You can check that these two lines can be written as

$y = - \frac{1}{{\tan (t)}}\left( {x - \frac{{a\cos \left( t \right)}}{2}} \right) + \frac{{a{\text{ }}\sin (t)}}{2}{\text{ }}$

and

$y = \frac{{a\sin (t) - k}}{{a\cos (t) - h}}{\text{ }}(x - h){\text{ }} + k$

This, what we want to is express $x$ and $y$ in terms of $t$ and the curve will be $(x(t),y(t))$. Now, although the plotting soft produces the right curves, I have failed $4$ times already to solve for $x$ and $y$. I am getting

$x(t) = \frac{{2a\cot t\cos t + 2a\sin t + {\text{2}}f\left( t \right)h - 2k}}{{{\text{ 2}}f\left( t \right) + 2\cot t }}{\text{ }}$

and

$y(t)=f(t)(x(t)-h)+k$

where ${\text{ }}\frac{{a\sin (t) - k}}{{a\cos (t) - h}} = f\left( t \right)$

but this fails to give the correct parametrization.

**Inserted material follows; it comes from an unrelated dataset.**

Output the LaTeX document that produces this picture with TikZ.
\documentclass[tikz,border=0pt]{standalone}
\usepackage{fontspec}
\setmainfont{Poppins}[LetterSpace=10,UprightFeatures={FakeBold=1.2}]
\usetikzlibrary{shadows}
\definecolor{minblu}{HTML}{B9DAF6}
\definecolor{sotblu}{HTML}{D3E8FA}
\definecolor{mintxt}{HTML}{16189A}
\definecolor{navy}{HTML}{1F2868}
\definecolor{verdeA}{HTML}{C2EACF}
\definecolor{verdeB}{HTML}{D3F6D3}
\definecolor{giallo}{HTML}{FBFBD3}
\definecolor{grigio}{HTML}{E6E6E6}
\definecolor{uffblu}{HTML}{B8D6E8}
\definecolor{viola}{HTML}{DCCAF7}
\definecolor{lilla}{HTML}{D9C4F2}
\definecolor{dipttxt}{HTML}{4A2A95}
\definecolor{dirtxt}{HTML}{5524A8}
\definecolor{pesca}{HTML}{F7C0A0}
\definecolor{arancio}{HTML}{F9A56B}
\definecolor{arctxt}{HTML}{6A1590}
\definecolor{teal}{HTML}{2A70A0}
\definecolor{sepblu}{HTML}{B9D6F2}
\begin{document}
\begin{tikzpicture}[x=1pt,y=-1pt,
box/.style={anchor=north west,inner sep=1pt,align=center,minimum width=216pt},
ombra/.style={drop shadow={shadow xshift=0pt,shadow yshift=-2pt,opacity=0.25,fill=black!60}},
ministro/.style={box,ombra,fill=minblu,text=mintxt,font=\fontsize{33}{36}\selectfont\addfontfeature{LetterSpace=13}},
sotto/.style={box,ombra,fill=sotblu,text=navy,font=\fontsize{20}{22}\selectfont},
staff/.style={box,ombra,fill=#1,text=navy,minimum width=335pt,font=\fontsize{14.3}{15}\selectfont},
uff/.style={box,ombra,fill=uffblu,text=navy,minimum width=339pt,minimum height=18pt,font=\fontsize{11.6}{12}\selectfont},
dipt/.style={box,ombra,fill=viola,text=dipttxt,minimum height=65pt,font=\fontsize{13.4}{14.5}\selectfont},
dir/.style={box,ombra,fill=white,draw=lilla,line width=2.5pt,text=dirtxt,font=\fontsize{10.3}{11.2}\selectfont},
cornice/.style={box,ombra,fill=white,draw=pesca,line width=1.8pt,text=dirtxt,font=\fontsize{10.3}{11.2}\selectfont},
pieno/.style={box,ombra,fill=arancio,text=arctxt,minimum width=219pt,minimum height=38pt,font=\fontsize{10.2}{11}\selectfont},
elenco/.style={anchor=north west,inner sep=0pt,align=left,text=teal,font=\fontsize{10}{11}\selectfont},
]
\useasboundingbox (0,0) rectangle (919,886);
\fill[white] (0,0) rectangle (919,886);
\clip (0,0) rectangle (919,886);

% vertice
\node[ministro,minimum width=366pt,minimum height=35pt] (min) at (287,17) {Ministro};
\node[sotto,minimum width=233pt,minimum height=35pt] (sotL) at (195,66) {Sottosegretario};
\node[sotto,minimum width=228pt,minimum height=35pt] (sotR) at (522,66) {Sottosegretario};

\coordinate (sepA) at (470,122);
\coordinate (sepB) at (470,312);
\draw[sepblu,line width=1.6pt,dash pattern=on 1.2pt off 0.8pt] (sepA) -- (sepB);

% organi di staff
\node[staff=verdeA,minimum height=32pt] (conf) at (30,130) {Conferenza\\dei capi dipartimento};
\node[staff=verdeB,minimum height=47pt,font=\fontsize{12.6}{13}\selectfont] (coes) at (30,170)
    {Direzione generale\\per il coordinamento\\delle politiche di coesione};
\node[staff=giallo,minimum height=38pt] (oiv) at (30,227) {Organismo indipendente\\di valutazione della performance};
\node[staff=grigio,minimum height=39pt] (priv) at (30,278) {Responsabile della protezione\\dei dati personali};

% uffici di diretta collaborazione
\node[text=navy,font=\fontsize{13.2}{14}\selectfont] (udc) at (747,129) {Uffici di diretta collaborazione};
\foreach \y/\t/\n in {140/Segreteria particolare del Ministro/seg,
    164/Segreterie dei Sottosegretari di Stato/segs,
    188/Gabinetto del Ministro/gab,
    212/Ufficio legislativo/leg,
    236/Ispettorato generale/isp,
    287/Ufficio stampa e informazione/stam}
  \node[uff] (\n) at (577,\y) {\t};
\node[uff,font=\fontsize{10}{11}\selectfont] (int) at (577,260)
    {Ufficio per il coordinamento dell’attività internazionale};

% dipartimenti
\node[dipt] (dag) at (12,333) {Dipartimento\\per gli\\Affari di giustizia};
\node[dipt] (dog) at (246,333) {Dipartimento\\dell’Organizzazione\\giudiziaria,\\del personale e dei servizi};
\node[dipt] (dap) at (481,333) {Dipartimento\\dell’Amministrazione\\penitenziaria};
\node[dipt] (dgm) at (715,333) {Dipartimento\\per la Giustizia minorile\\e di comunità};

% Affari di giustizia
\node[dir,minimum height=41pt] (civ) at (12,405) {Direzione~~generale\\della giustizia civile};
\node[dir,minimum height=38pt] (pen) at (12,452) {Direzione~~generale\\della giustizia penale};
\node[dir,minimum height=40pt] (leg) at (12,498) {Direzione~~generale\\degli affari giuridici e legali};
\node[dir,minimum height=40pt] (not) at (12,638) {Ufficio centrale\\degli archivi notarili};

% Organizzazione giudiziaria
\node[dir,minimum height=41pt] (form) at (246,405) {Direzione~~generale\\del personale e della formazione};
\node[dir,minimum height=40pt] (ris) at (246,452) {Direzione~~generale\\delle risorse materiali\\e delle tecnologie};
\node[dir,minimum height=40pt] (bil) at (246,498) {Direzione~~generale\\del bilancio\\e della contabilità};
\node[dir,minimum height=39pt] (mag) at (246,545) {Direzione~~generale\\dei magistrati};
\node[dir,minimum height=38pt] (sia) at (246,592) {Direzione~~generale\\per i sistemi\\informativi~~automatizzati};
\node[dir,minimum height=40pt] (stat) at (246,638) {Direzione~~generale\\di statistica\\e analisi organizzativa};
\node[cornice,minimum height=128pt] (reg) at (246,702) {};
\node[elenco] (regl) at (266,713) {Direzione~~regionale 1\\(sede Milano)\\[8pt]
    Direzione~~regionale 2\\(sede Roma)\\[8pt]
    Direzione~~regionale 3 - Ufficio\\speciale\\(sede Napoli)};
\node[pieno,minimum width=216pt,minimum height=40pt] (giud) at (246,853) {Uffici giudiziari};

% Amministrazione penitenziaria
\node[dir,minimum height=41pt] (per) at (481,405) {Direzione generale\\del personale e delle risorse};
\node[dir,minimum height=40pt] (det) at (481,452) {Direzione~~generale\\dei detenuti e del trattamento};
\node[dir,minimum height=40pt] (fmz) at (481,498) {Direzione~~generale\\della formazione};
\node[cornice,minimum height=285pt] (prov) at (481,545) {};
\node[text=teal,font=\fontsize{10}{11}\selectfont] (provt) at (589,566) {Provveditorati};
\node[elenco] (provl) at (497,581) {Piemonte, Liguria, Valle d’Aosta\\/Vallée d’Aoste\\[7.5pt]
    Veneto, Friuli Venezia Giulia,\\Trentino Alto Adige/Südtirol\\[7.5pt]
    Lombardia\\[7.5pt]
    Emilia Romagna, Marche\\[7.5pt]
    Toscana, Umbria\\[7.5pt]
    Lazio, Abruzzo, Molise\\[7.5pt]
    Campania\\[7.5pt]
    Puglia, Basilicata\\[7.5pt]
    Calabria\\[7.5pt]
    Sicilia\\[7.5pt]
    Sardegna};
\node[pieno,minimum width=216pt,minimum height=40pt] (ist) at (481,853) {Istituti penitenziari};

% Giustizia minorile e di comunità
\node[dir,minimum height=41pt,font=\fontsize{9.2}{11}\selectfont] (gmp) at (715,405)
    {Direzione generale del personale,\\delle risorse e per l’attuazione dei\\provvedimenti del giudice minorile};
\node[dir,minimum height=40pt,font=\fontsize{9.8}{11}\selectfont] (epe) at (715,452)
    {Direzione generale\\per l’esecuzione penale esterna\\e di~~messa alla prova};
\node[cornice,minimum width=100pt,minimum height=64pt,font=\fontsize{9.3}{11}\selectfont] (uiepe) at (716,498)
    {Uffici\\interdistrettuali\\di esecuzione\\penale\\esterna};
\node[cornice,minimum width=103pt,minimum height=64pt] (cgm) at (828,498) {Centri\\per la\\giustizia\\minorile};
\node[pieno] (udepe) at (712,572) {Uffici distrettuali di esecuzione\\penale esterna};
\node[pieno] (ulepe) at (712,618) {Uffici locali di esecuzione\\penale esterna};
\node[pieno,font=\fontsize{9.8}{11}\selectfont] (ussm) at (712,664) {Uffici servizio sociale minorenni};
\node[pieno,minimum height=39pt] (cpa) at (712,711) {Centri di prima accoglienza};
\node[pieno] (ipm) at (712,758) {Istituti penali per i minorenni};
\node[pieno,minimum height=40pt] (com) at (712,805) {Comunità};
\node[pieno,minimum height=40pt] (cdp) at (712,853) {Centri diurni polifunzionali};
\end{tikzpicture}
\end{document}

Could you help to find a closed expression in terms of $t$ and verify it is correct?

These are pics of the curves generated. If the focus is inside the cirlce of radius $a/2$ we get a deformed circle, if it is in the half outside, we get a closed intersecting curve, if it is exaclty on the circle we get the Foluim of Descartes/Trisectrix of Maclaurin, if it is right in the origin, another circle, if it is exactly halfway, a cardioid, and if it is outside the circle, a distorted Foluim of Descartes/Trisectrix of Maclaurin with a part of an hiperbola.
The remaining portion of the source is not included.